We've hit the one-week mark with the kittens, but it feels like it's been months already. For a week, they've come along very well, but they mostly aren't ready for prime-time yet. We decided to separate two of the kittens from the group, as their aggressive antics were having a negative effect on the progress of the other kittens. There was an unmistakable cone of ignorance developing that we had to nip in the bud. Thanks to a friend with some crates to spare, we have them sequestered so we can work on them individually. Here's how they're faring:
1. Littlest kitten: She was already basically tame and she continues to be at the head of the class, showing enthusiasm when we enter the room and being tame enough to be let out to roam around during feeding/play times. She loves to climb her cage and chase the string-on-a-stick toy. She still hisses occasionally but can be held and petted.
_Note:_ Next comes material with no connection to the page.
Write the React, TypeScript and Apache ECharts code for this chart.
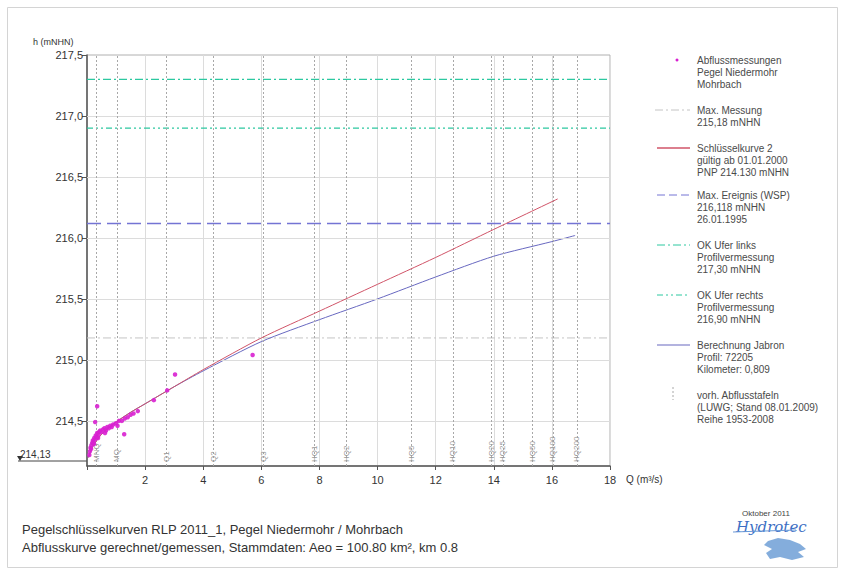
import React, { useEffect, useRef } from "react";
import * as echarts from "echarts";

// ---- data ----
const hTicks = [214.5, 215.0, 215.5, 216.0, 216.5, 217.0, 217.5];
const hMin = 214.13;
const qMin = 0;
const qMax = 18;

const measQ = [0.08, 0.1, 0.12, 0.15, 0.18, 0.2, 0.22, 0.25, 0.28, 0.3, 0.33, 0.35, 0.4, 0.42, 0.45, 0.5, 0.55, 0.6, 0.65, 0.7, 0.75, 0.8, 0.85, 0.9, 1.0, 1.05, 1.1, 1.2, 1.3, 1.4, 1.5, 1.6, 1.75, 0.35, 1.28, 2.3, 2.76, 3.03, 5.7, 0.28, 0.14, 0.24, 0.38, 0.62];
const measH = [214.22, 214.25, 214.28, 214.3, 214.32, 214.34, 214.33, 214.36, 214.35, 214.38, 214.37, 214.4, 214.39, 214.41, 214.42, 214.41, 214.43, 214.44, 214.42, 214.45, 214.44, 214.46, 214.45, 214.47, 214.48, 214.46, 214.5, 214.5, 214.52, 214.53, 214.55, 214.56, 214.58, 214.62, 214.39, 214.67, 214.75, 214.88, 215.04, 214.49, 214.27, 214.31, 214.36, 214.4];

const keyQ = [0.05, 0.2, 0.5, 1, 1.5, 2, 3, 4, 6, 8, 10, 12, 14, 16.2];
const keyH = [214.2, 214.29, 214.39, 214.49, 214.57, 214.64, 214.78, 214.92, 215.18, 215.4, 215.62, 215.84, 216.07, 216.32];

const jabQ = [0.05, 0.2, 0.5, 1, 1.5, 2, 3, 4, 6, 8, 10, 12, 14, 16, 16.8];
const jabH = [214.2, 214.29, 214.39, 214.49, 214.57, 214.64, 214.78, 214.91, 215.15, 215.33, 215.5, 215.68, 215.85, 215.97, 216.02];

const maxMessung = 215.18;
const maxEreignis = 216.118;
const okUferLinks = 217.3;
const okUferRechts = 216.9;

const tafelQ = [0.31, 1.03, 2.72, 4.34, 6.07, 7.83, 8.93, 11.17, 12.59, 13.93, 14.31, 15.34, 16.03, 16.86];
const tafelLabels = ["MNQ", "MQ", "Q1", "Q2", "Q3", "HQ1", "HQ2", "HQ5", "HQ10", "HQ20", "HQ25", "HQ50", "HQ100", "HQ200"];

const legendTexts = [
  "Abflussmessungen\nPegel Niedermohr\nMohrbach",
  "Max. Messung\n215,18 mNHN",
  "Schlüsselkurve 2\ngültig ab 01.01.2000\nPNP 214.130 mNHN",
  "Max. Ereignis (WSP)\n216,118 mNHN\n26.01.1995",
  "OK Ufer links\nProfilvermessung\n217,30 mNHN",
  "OK Ufer rechts\nProfilvermessung\n216,90 mNHN",
  "Berechnung Jabron\nProfil: 72205\nKilometer: 0,809",
  "vorh. Abflusstafeln\n(LUWG; Stand 08.01.2009)\nReihe 1953-2008",
];

const titleLine1 = "Pegelschlüsselkurven RLP 2011_1, Pegel Niedermohr / Mohrbach";
const titleLine2 = "Abflusskurve gerechnet/gemessen, Stammdaten: Aeo = 100.80 km², km 0.8";

const FONT = "'Liberation Sans', Arial, sans-serif";
const C_MEAS = "#d820d0";
const C_KEY = "#d05468";
const C_JAB = "#6868c0";
const C_EREIG = "#7474d4";
const C_TEAL = "#2cc8a0";
const C_MESS = "#c4c4c4";
const C_TAFEL = "#a8a8a8";

const fmtH = (v: number) => v.toFixed(1).replace(".", ",");

const refLine = (name: string, value: number, color: string, type: any, width: number, z: number) => ({
  type: "line",
  name,
  data: [[qMin, value], [qMax, value]],
  showSymbol: false,
  silent: true,
  z,
  color,
  lineStyle: { color, type, width, opacity: 1 },
});

export default function App() {
  const ref = useRef<HTMLDivElement>(null);
  useEffect(() => {
    if (!ref.current) return;
    const chart = echarts.init(ref.current, null, { renderer: "svg" });

    const legendY = [60, 110, 148, 195, 245, 295, 345, 395];
    const legendGraphics: any[] = [];
    legendTexts.forEach((t, i) => {
      legendGraphics.push({
        type: "text",
        x: 697,
        y: legendY[i] - 6,
        style: { text: t, font: `10px ${FONT}`, fill: "#4a4a4a", lineHeight: 12 },
      });
    });
    const sy = legendY;
    legendGraphics.push(
      { type: "circle", shape: { cx: 677, cy: sy[0], r: 1.5 }, style: { fill: C_MEAS } },
      { type: "line", shape: { x1: 655, y1: sy[1], x2: 690, y2: sy[1] }, style: { stroke: C_MESS, lineWidth: 1, lineDash: [8, 3, 2, 3] } },
      { type: "line", shape: { x1: 657, y1: sy[2], x2: 690, y2: sy[2] }, style: { stroke: C_KEY, lineWidth: 1.5 } },
      { type: "line", shape: { x1: 657, y1: sy[3], x2: 690, y2: sy[3] }, style: { stroke: C_EREIG, lineWidth: 1, lineDash: [8, 4] } },
      { type: "line", shape: { x1: 657, y1: sy[4], x2: 690, y2: sy[4] }, style: { stroke: C_TEAL, lineWidth: 1, lineDash: [8, 3, 2, 3] } },
      { type: "line", shape: { x1: 657, y1: sy[5], x2: 690, y2: sy[5] }, style: { stroke: C_TEAL, lineWidth: 1, lineDash: [6, 3, 2, 3, 2, 3] } },
      { type: "line", shape: { x1: 657, y1: sy[6], x2: 690, y2: sy[6] }, style: { stroke: C_JAB, lineWidth: 1.2 } },
      { type: "line", shape: { x1: 673, y1: sy[7] - 8, x2: 673, y2: sy[7] + 5 }, style: { stroke: C_TAFEL, lineWidth: 1, lineDash: [2, 2] } }
    );

    const option: any = {
      animation: false,
      backgroundColor: "#ffffff",
      textStyle: { fontFamily: FONT },
      grid: { left: 87, right: 235, top: 55, bottom: 110, show: true, borderColor: "#b0b0b0", borderWidth: 1, backgroundColor: "transparent" },
      xAxis: {
        type: "value",
        min: qMin,
        max: qMax,
        interval: 2,
        axisLine: { show: true, onZero: false, lineStyle: { color: "#555", width: 1.5 } },
        axisTick: { show: true, length: 4, lineStyle: { color: "#555" } },
        axisLabel: { fontSize: 11, color: "#333", margin: 8, formatter: (v: number) => (v === 0 ? "" : String(v)) },
        splitLine: { show: true, lineStyle: { color: "#dcdcdc", width: 1 } },
      },
      yAxis: {
        type: "value",
        min: hMin,
        max: 217.5,
        axisLine: { show: true, lineStyle: { color: "#555", width: 1.5 } },
        axisTick: { show: true, length: 5, customValues: hTicks, lineStyle: { color: "#555" } },
        axisLabel: { fontSize: 11, color: "#333", margin: 4, customValues: hTicks, formatter: (v: number) => fmtH(v) },
        splitLine: { show: false },
      },
      series: [
        {
          type: "line",
          name: "grid",
          data: [],
          silent: true,
          z: 1,
          markLine: {
            silent: true,
            symbol: ["none", "none"],
            label: { show: false },
            lineStyle: { color: "#dcdcdc", type: "solid", width: 1 },
            data: hTicks.slice(0, -1).map((v) => ({ yAxis: v })),
          },
        },
        {
          type: "line",
          name: "vorh. Abflusstafeln",
          data: [],
          silent: true,
          z: 2,
          markLine: {
            silent: true,
            symbol: ["none", "none"],
            lineStyle: { color: C_TAFEL, type: [2, 2], width: 1 },
            label: {
              show: true,
              position: "insideStart",
              distance: 4,
              formatter: "{b}",
              fontSize: 8,
              color: "#999",
              fontFamily: FONT,
            },
            data: tafelQ.map((q, i) => ({ xAxis: q, name: tafelLabels[i] })),
          },
        },
        refLine("Max. Messung", maxMessung, C_MESS, [8, 3, 2, 3], 1, 3),
        refLine("Max. Ereignis", maxEreignis, C_EREIG, [14, 6], 1.6, 3),
        refLine("OK Ufer links", okUferLinks, C_TEAL, [8, 3, 2, 3], 1.2, 3),
        refLine("OK Ufer rechts", okUferRechts, C_TEAL, [6, 3, 2, 3, 2, 3], 1.2, 3),
        {
          type: "line",
          name: "Berechnung Jabron",
          data: jabQ.map((q, i) => [q, jabH[i]]),
          showSymbol: false,
          smooth: 0.25,
          lineStyle: { color: C_JAB, width: 1 },
          z: 4,
        },
        {
          type: "line",
          name: "Schlüsselkurve 2",
          data: keyQ.map((q, i) => [q, keyH[i]]),
          showSymbol: false,
          smooth: 0.25,
          lineStyle: { color: C_KEY, width: 1 },
          z: 5,
        },
        {
          type: "scatter",
          name: "Abflussmessungen",
          data: measQ.map((q, i) => [q, measH[i]]),
          symbol: "circle",
          symbolSize: 4.5,
          itemStyle: { color: C_MEAS, opacity: 0.9 },
          z: 6,
        },
      ],
      graphic: [
        { type: "rect", shape: { x: 7.5, y: 7.5, width: 830, height: 560 }, style: { fill: "none", stroke: "#d4d4d4", lineWidth: 1 }, z: -10 },
        { type: "text", x: 33, y: 37, style: { text: "h (mNHN)", font: `9px ${FONT}`, fill: "#333" } },
        { type: "text", x: 626, y: 474, style: { text: "Q (m³/s)", font: `10px ${FONT}`, fill: "#333" } },
        { type: "text", x: 20, y: 449, style: { text: "214,13", font: `10px ${FONT}`, fill: "#333" } },
        { type: "line", shape: { x1: 18, y1: 461, x2: 87, y2: 461 }, style: { stroke: "#444", lineWidth: 1 } },
        { type: "polygon", shape: { points: [[17, 456], [23, 456], [20, 461]] }, style: { fill: "#333" } },
        { type: "text", x: 22, y: 523, style: { text: titleLine1, font: `13px ${FONT}`, fill: "#333" } },
        { type: "text", x: 22, y: 541, style: { text: titleLine2, font: `13px ${FONT}`, fill: "#333" } },
        { type: "text", x: 742, y: 509, style: { text: "Oktober 2011", font: `8px ${FONT}`, fill: "#444" } },
        { type: "text", x: 736, y: 519, style: { text: "Hydrotec", font: `italic 15px 'DejaVu Serif', serif`, fill: "#3d6fc4" } },
        { type: "line", shape: { x1: 733, y1: 532, x2: 796, y2: 530 }, style: { stroke: "#6a9ad8", lineWidth: 1 } },
        {
          type: "polygon",
          shape: { points: [[768, 541], [778, 538], [790, 540], [800, 544], [806, 549], [798, 552], [804, 557], [792, 560], [780, 557], [770, 559], [766, 553], [772, 549], [764, 545]] },
          style: { fill: "#6f9fd6", opacity: 0.85 },
        },
        ...legendGraphics,
      ],
    };
    chart.setOption(option);
    return () => chart.dispose();
  }, []);
  return (
    <div
      ref={ref}
      style={{ position: "fixed", left: 0, top: 0, width: 845, height: 576, background: "#fff" }}
    />
  );
}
She could be adopted out immediately.
2. Tuxedo: We think she is female and she too can be held, as long as food is offered. She is over most of her fear yet still hisses frequently and still tries to knock food out of your hand, which is really annoying. If she continues down this path, she should be mostly tame soon.
3. Gray tabby: Also presumed female, she has recently become aggressive, growling more and getting greedy with food. But she is also getting tamer, allowing us to pet her while eating and even allowing brief moments of holding. Still, she is quick to hiss and growl and run away. But this is a marked improvement over her initial behavior (hiding even when food is offered).
4. Biggest kitten: He seems like a boy to us, he has been separated from the girls because he was very hissy and bossy. Alone, he is still stand-offish but is making slow but steady progress. He lets us pet him when he is eating (although it can be slow going each time we approach). The rest of the time he hisses constantly and hides in his box. But he is bright and showing signs of getting tamer.
5. Orange kitten: He quickly became the worst of the group, freaking out when we were around, growling and spitting and striking at the cage wall when we were near. He has been placed in his own cage and continues to be a terror. We assume this is because he is actually the most scared of them all. Last time, however, when presented with Gerber baby food, he calmed down and actually purred while eating! During this time he could be petted with abandon, and we were even able to lure him out of his cage to sit on my lap! This behavior ends abruptly when the baby food runs out. When not being sweet, he continues most of his bad behavior and also whines in his cage loudly. Although a little disturbing this seems to me a good sign he can be turned to the Tame Side in time.
Of course all this work overshadows the fact that there is still a yard full of cats across the street who will produce more kittens soon if we don't put a stop to it. I have calls into both the ASPCA and the Toby Project, who both maintain mobile clinics for TNR work. However, both are overbooked and riddled with logistical issues, so I have no idea if they will ever come through. I am now toying with the idea of booking a mass appointment with the ASPCA's Bergh clinic, trapping the cats and renting a uhaul to haul them all up there one day. It would suck to have to do all this extra work, but I am not super optimistic about our chances of getting a spay van without many inside-track connections to these groups. And sometimes if you want it done right you have to do it yourself.